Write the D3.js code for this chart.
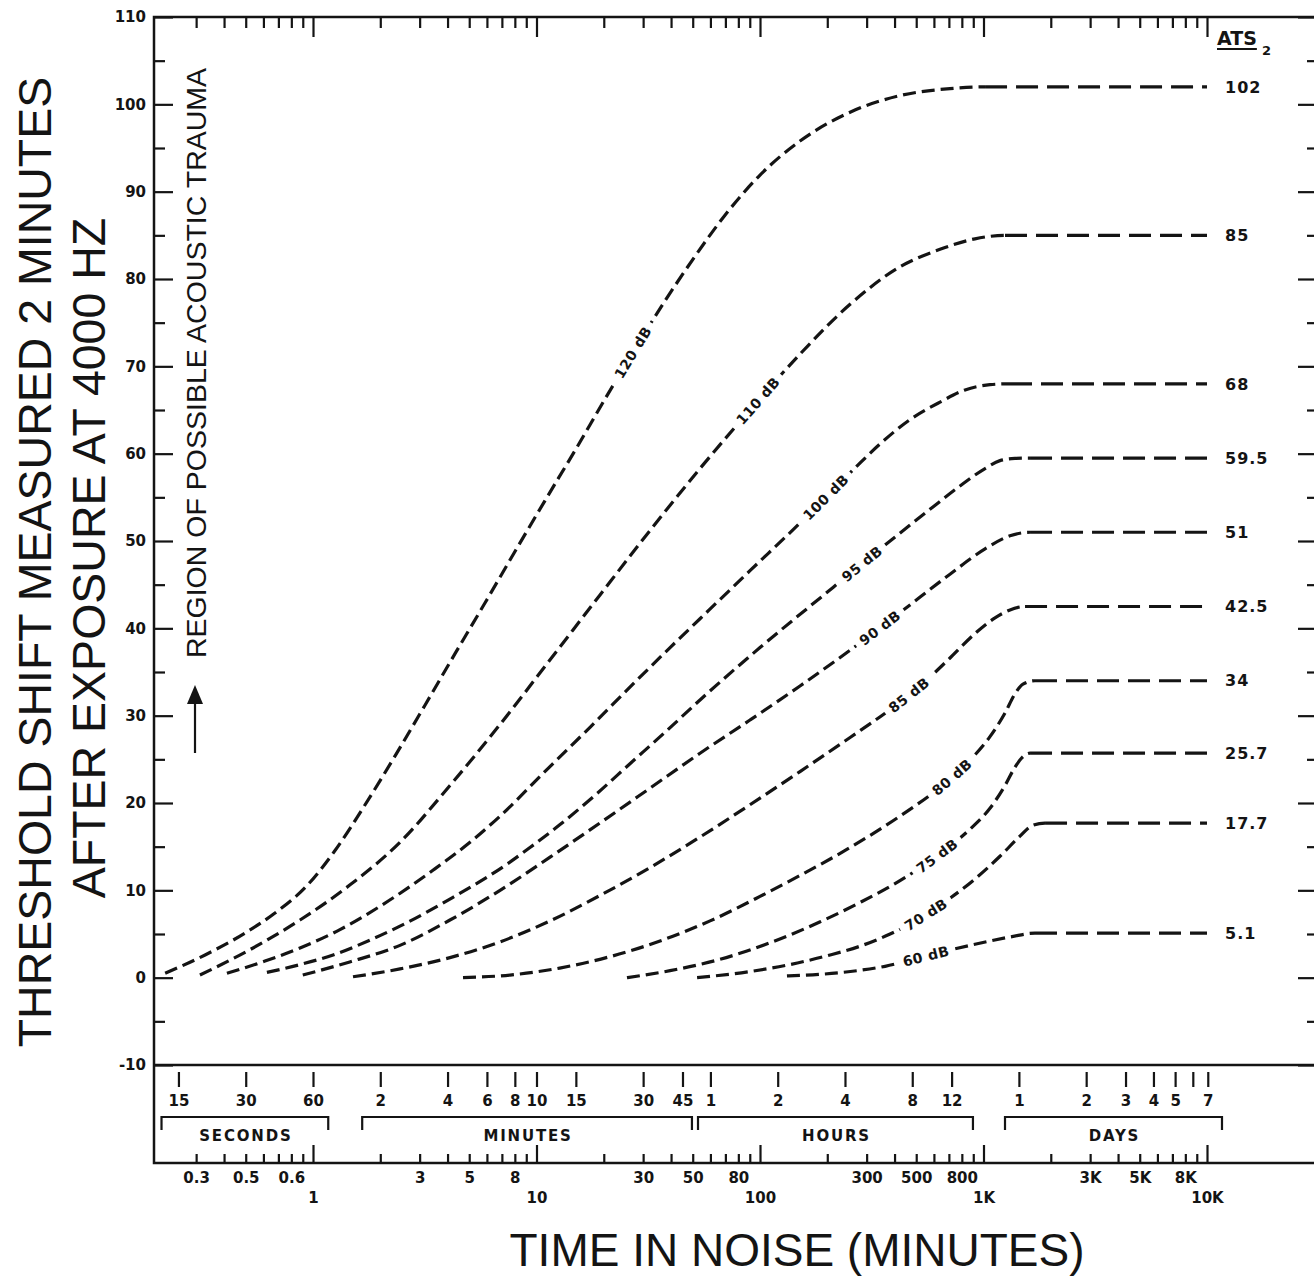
<!DOCTYPE html>
<html>
<head>
<meta charset="utf-8">
<script src="https://cdn.jsdelivr.net/npm/d3@7"></script>
<style>
  body { margin: 0; background: #fff; }
  svg { display: block; }
</style>
</head>
<body>
<div id="chart"></div>
<script>
// exposure levels and their asymptotic threshold shift (ATS2)
const levels = ["120 dB", "110 dB", "100 dB", "95 dB", "90 dB", "85 dB", "80 dB", "75 dB", "70 dB", "60 dB"];
const atsValues = [102, 85, 68, 59.5, 51, 42.5, 34, 25.7, 17.7, 5.1];
const atsLabels = ["102", "85", "68", "59.5", "51", "42.5", "34", "25.7", "17.7", "5.1"];
// minute on each curve where its level label sits
const labelAt = [27, 98, 197, 286, 344, 464, 723, 620, 553, 553];
const plateauEnd = 10000;

// rising part of each curve, [minutes in noise, dB shift]
const c120 = [[0.218,0.5],[0.329,2.6],[0.496,5.1],[0.676,7.4],[0.921,10.3],[1.25,14.5],[1.71,19.8],[2.33,25.4],[3.17,31.2],[4.32,37.1],[5.88,42.9],[8.01,48.8],[10.9,54.6],[14.9,60.4],[20.3,66.3],[27.6,72],[37.6,77.5],[51.2,82.6],[69.7,87.3],[100,91.9],[151,95.8],[253,99.1],[423,101],[708,101.8],[1016,102]];
const c110 = [[0.312,0.3],[0.522,3.2],[0.875,6.6],[1.46,10.6],[2.45,15.5],[4.1,22],[6.87,29],[11.5,36.4],[19.2,43.8],[32.2,51.2],[53.9,58.3],[90.2,65],[151,71.4],[253,77.1],[423,81.4],[639,83.4],[916,84.6],[1248,85]];
const c100 = [[0.412,0.5],[0.61,1.9],[0.875,3.4],[1.32,5.5],[2.06,8.4],[3.44,12.3],[5.04,15.5],[6.87,18.5],[11.1,23.8],[17.4,28.7],[27,33.6],[39.6,37.8],[53.9,41.1],[90.2,46.6],[146,51.7],[206,55.5],[272,58.6],[344,61.1],[469,63.9],[639,65.9],[827,67.3],[1069,67.9],[1314,68]];
const c95 = [[0.622,0.6],[0.875,1.5],[1.23,2.6],[1.8,4.3],[2.45,5.9],[4.23,9.2],[7.38,13],[9.35,14.9],[12.7,17.5],[18.3,20.9],[26.2,24.5],[37.6,28.1],[53.9,31.8],[100,37.8],[199,44.1],[382,50],[594,53.9],[785,56.3],[1016,58.3],[1185,59.2],[1383,59.45],[1615,59.5]];
const c90 = [[0.9,0.3],[1.46,1.8],[2.45,3.7],[4.1,6.6],[6.87,10],[11.5,13.8],[19.2,17.7],[32.2,21.7],[53.9,25.7],[90.2,29.5],[151,33.4],[253,37.5],[423,41.8],[708,46.2],[1016,49.1],[1314,50.6],[1615,51]];
const c85 = [[1.51,0.1],[2.45,1],[4.1,2.3],[6.87,4.1],[11.5,6.5],[19.2,9.4],[32.2,12.6],[53.9,16.1],[90.2,19.8],[151,23.6],[253,27.5],[382,30.7],[520,33.4],[708,36.6],[916,39.4],[1126,41.2],[1314,42.1],[1534,42.5]];
const c80 = [[4.69,0],[7.61,0.3],[12.7,1.1],[21.3,2.4],[35.7,4.2],[59.8,6.5],[100,9.3],[151,11.7],[253,14.9],[423,18.5],[639,21.8],[870,24.9],[1069,27.6],[1248,30.3],[1383,32.5],[1502,33.6],[1700,34]];
const c75 = [[25.4,0],[39.6,0.8],[66.2,2.1],[111,4],[186,6.4],[280,8.6],[423,11.1],[639,14.2],[870,17],[1069,19.4],[1248,22],[1383,24.1],[1487,25.2],[1615,25.7]];
const c70 = [[52.3,0],[90.2,0.7],[136,1.5],[206,2.6],[280,3.6],[382,5],[520,6.8],[708,9.1],[916,11.3],[1185,13.9],[1456,16.2],[1648,17.4],[1885,17.7]];
const c60 = [[132,0.2],[191,0.4],[272,0.8],[363,1.3],[520,2.3],[746,3.3],[1069,4.2],[1341,4.7],[1700,5.1]];
const curves = [c120, c110, c100, c95, c90, c85, c80, c75, c70, c60];

// y axis ticks
const yMajor = [-10, 0, 10, 20, 30, 40, 50, 60, 70, 80, 90, 100, 110];
const yMinor = [-5, 5, 15, 25, 35, 45, 55, 65, 75, 85, 95, 105];

// minute scale (bottom)
const decades = [1, 10, 100, 1000, 10000];
const decadeLabels = ["1", "10", "100", "1K", "10K"];
const minuteLabelValues = [0.3, 0.5, 0.8, 3, 5, 8, 30, 50, 80, 300, 500, 800, 3000, 5000, 8000];
const minuteLabelTexts = ["0.3", "0.5", "0.6", "3", "5", "8", "30", "50", "80", "300", "500", "800", "3K", "5K", "8K"];

// time unit row
const secTicks = [15, 30, 60];
const minTicks = [2, 4, 6, 8, 10, 15, 30, 45];
const hourTicks = [1, 2, 4, 8, 12];
const dayTicks = [1, 2, 3, 4, 5, 6, 7];
const unitNames = ["SECONDS", "MINUTES", "HOURS", "DAYS"];
const unitSpans = [[0.21, 1.17], [1.66, 49.6], [52.8, 897], [1248, 11670]];

const W = 1314, H = 1281;
const xLeft = 154, xRight = 1316, yTop = 17, yLow = 1065, yBase = 1163;
const ink = "#141414";
const tickFont = "'DejaVu Sans', sans-serif";
const titleFont = "'Liberation Sans', Arial, sans-serif";

const x = d3.scaleLog().domain([1, 10000]).range([313, 1207]);
const y = d3.scaleLinear().domain([-10, 110]).range([yLow, yTop]);

const svg = d3.select("#chart").append("svg")
  .attr("width", W)
  .attr("height", H);

function styleAxis(g, size) {
  g.select(".domain").remove();
  g.attr("font-family", null).attr("font-size", null);
  g.selectAll(".tick line").attr("stroke", ink).attr("stroke-width", 2.2);
  g.selectAll(".tick text")
    .attr("fill", ink)
    .style("font-family", tickFont)
    .style("font-weight", "bold")
    .style("font-size", (size || 15) + "px");
}

// frame
svg.append("rect")
  .attr("x", xLeft).attr("y", yTop)
  .attr("width", xRight - xLeft).attr("height", yBase - yTop)
  .attr("fill", "none").attr("stroke", ink).attr("stroke-width", 2.5);
svg.append("line")
  .attr("x1", xLeft).attr("x2", xRight).attr("y1", yLow).attr("y2", yLow)
  .attr("stroke", ink).attr("stroke-width", 2.5);

// left axis
svg.append("g").attr("transform", `translate(${xLeft},0)`)
  .call(d3.axisLeft(y).tickValues(yMajor).tickSizeInner(-19).tickSizeOuter(0).tickPadding(8).tickFormat(d => String(d)))
  .call(g => styleAxis(g, 15));
svg.append("g").attr("transform", `translate(${xLeft},0)`)
  .call(d3.axisLeft(y).tickValues(yMinor).tickSizeInner(-11).tickSizeOuter(0).tickFormat(""))
  .call(g => styleAxis(g));

// right axis ticks
svg.append("g").attr("transform", `translate(${xRight},0)`)
  .call(d3.axisRight(y).tickValues(yMajor).tickSizeInner(-18).tickSizeOuter(0).tickFormat(""))
  .call(g => styleAxis(g));
svg.append("g").attr("transform", `translate(${xRight},0)`)
  .call(d3.axisRight(y).tickValues(yMinor).tickSizeInner(-9).tickSizeOuter(0).tickFormat(""))
  .call(g => styleAxis(g));

// minor minute ticks 0.3 .. 9000
const minorMinutes = [0.1, 1, 10, 100, 1000]
  .flatMap(dec => [2, 3, 4, 5, 6, 7, 8, 9].map(k => +(dec * k).toPrecision(3)))
  .filter(v => v >= 0.3);

// top ticks
svg.append("g").attr("transform", `translate(0,${yTop})`)
  .call(d3.axisTop(x).tickValues(minorMinutes).tickSizeInner(-11).tickSizeOuter(0).tickFormat(""))
  .call(g => styleAxis(g));
svg.append("g").attr("transform", `translate(0,${yTop})`)
  .call(d3.axisTop(x).tickValues(decades).tickSizeInner(-20).tickSizeOuter(0).tickFormat(""))
  .call(g => styleAxis(g));

// bottom minute scale
const labelMap = new Map(minuteLabelValues.map((v, i) => [v, minuteLabelTexts[i]]));
svg.append("g").attr("transform", `translate(0,${yBase})`)
  .call(d3.axisBottom(x).tickValues(minorMinutes).tickSizeInner(-9).tickSizeOuter(0).tickPadding(9)
    .tickFormat(d => labelMap.get(d) || ""))
  .call(g => styleAxis(g, 15));
svg.append("g").attr("transform", `translate(0,${yBase})`)
  .call(d3.axisBottom(x).tickValues(decades).tickSizeInner(-18).tickSizeOuter(0).tickPadding(29)
    .tickFormat((d, i) => decadeLabels[i]))
  .call(g => styleAxis(g, 15));

// time units row
const unitTicks = [
  ...secTicks.map(s => ({ m: s / 60, t: String(s) })),
  ...minTicks.map(s => ({ m: s, t: String(s) })),
  ...hourTicks.map(s => ({ m: s * 60, t: String(s) })),
  ...dayTicks.map(s => ({ m: s * 1440, t: s === 6 ? "" : String(s) }))
];
svg.append("g").attr("transform", `translate(0,1072)`)
  .call(d3.axisBottom(x).tickValues(unitTicks.map(d => d.m)).tickSizeInner(15).tickSizeOuter(0).tickPadding(8)
    .tickFormat((d, i) => unitTicks[i].t))
  .call(g => styleAxis(g, 15));

const brackets = svg.append("g");
unitSpans.forEach((s, i) => {
  const x1 = x(s[0]), x2 = x(s[1]);
  brackets.append("path")
    .attr("d", `M${x1},1130V1117H${x2}V1130`)
    .attr("fill", "none").attr("stroke", ink).attr("stroke-width", 2.2);
  brackets.append("text")
    .attr("x", (x1 + x2) / 2 + 1).attr("y", 1141)
    .attr("text-anchor", "middle")
    .style("font-family", tickFont).style("font-weight", "bold").style("font-size", "15px")
    .style("letter-spacing", "1.8px")
    .attr("fill", ink)
    .text(unitNames[i]);
});

// curves: rising part (short dashes) runs smoothly into the plateau (long dashes)
const line = d3.line()
  .x(d => x(d[0]))
  .y(d => y(d[1]))
  .curve(d3.curveMonotoneX);

const defs = svg.append("defs");
const curveG = svg.append("g");
const paths = curves.map((pts, i) => {
  const last = pts[pts.length - 1];
  const xe = x(last[0]);
  defs.append("clipPath").attr("id", "rise" + i)
    .append("rect").attr("x", 0).attr("y", 0).attr("width", xe).attr("height", H);
  curveG.append("path")
    .datum([last, [plateauEnd, atsValues[i]]])
    .attr("d", line)
    .attr("fill", "none").attr("stroke", ink).attr("stroke-width", 3.2)
    .attr("stroke-dasharray", "22,9");
  return curveG.append("path")
    .datum(pts.concat([[plateauEnd, atsValues[i]]]))
    .attr("d", line)
    .attr("clip-path", `url(#rise${i})`)
    .attr("fill", "none").attr("stroke", ink).attr("stroke-width", 3.2)
    .attr("stroke-dasharray", "13,6");
});

// level labels along each curve, set in a gap cut out of the line
function lengthAtX(node, tx) {
  let lo = 0, hi = node.getTotalLength();
  for (let k = 0; k < 30; k++) {
    const mid = (lo + hi) / 2;
    if (node.getPointAtLength(mid).x < tx) lo = mid; else hi = mid;
  }
  return lo;
}
paths.forEach((p, i) => {
  const node = p.node();
  const L = lengthAtX(node, x(labelAt[i]));
  const c = node.getPointAtLength(L);
  const a = node.getPointAtLength(Math.max(0, L - 8));
  const b = node.getPointAtLength(L + 8);
  const ang = Math.atan2(b.y - a.y, b.x - a.x) * 180 / Math.PI;
  const g = svg.append("g")
    .attr("transform", `translate(${c.x},${c.y}) rotate(${ang})`);
  const gap = g.append("rect").attr("fill", "#fff");
  const t = g.append("text")
    .attr("text-anchor", "middle")
    .attr("dy", "0.36em")
    .style("font-family", tickFont).style("font-weight", "bold").style("font-size", "14px")
    .style("letter-spacing", "0.5px")
    .attr("fill", ink)
    .text(levels[i]);
  const w = t.node().getComputedTextLength();
  gap.attr("x", -w / 2 - 6).attr("y", -8).attr("width", w + 12).attr("height", 16);
});

// ATS values on the right
svg.append("g").selectAll("text")
  .data(atsValues)
  .join("text")
  .attr("x", 1225)
  .attr("y", d => y(d))
  .attr("dy", "0.36em")
  .style("font-family", tickFont).style("font-weight", "bold").style("font-size", "16px")
  .style("letter-spacing", "1px")
  .attr("fill", ink)
  .text((d, i) => atsLabels[i]);

const ats = svg.append("text")
  .attr("x", 1217).attr("y", 45)
  .style("font-family", tickFont).style("font-weight", "bold").style("font-size", "19px")
  .attr("fill", ink)
  .text("ATS");
const atsW = ats.node().getComputedTextLength();
svg.append("line")
  .attr("x1", 1217).attr("x2", 1217 + atsW).attr("y1", 49).attr("y2", 49)
  .attr("stroke", ink).attr("stroke-width", 2);
svg.append("text")
  .attr("x", 1217 + atsW + 5).attr("y", 55)
  .style("font-family", tickFont).style("font-weight", "bold").style("font-size", "13px")
  .attr("fill", ink)
  .text("2");

// titles
svg.append("text")
  .attr("transform", "translate(51,562) rotate(-90)")
  .attr("text-anchor", "middle")
  .style("font-family", titleFont).style("font-size", "46.5px")
  .attr("fill", ink)
  .text("THRESHOLD SHIFT MEASURED 2 MINUTES");
svg.append("text")
  .attr("transform", "translate(105,558) rotate(-90)")
  .attr("text-anchor", "middle")
  .style("font-family", titleFont).style("font-size", "46.5px")
  .attr("fill", ink)
  .text("AFTER EXPOSURE AT 4000 HZ");
svg.append("text")
  .attr("x", 797).attr("y", 1266)
  .attr("text-anchor", "middle")
  .style("font-family", titleFont).style("font-size", "46px")
  .attr("fill", ink)
  .text("TIME IN NOISE (MINUTES)");

svg.append("text")
  .attr("transform", "translate(206,363) rotate(-90)")
  .attr("text-anchor", "middle")
  .style("font-family", titleFont).style("font-size", "28.5px")
  .attr("fill", ink)
  .text("REGION OF POSSIBLE ACOUSTIC TRAUMA");

// arrow
svg.append("line")
  .attr("x1", 195).attr("x2", 195).attr("y1", 753).attr("y2", 700)
  .attr("stroke", ink).attr("stroke-width", 2.2);
svg.append("path")
  .attr("d", "M195,685L187,704L203,704Z")
  .attr("fill", ink);
</script>
</body>
</html>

• **AIM OF THE EXERCISE**
From the first line above through the line containing "const plateauEnd = 10000;", copy everything exactly, without the pictures.

• **COMPLETE RESPONSE**
Write the D3.js code for this chart.
<!DOCTYPE html>
<html>
<head>
<meta charset="utf-8">
<script src="https://cdn.jsdelivr.net/npm/d3@7"></script>
<style>
  body { margin: 0; background: #fff; }
  svg { display: block; }
</style>
</head>
<body>
<div id="chart"></div>
<script>
// exposure levels and their asymptotic threshold shift (ATS2)
const levels = ["120 dB", "110 dB", "100 dB", "95 dB", "90 dB", "85 dB", "80 dB", "75 dB", "70 dB", "60 dB"];
const atsValues = [102, 85, 68, 59.5, 51, 42.5, 34, 25.7, 17.7, 5.1];
const atsLabels = ["102", "85", "68", "59.5", "51", "42.5", "34", "25.7", "17.7", "5.1"];
// minute on each curve where its level label sits
const labelAt = [27, 98, 197, 286, 344, 464, 723, 620, 553, 553];
const plateauEnd = 10000;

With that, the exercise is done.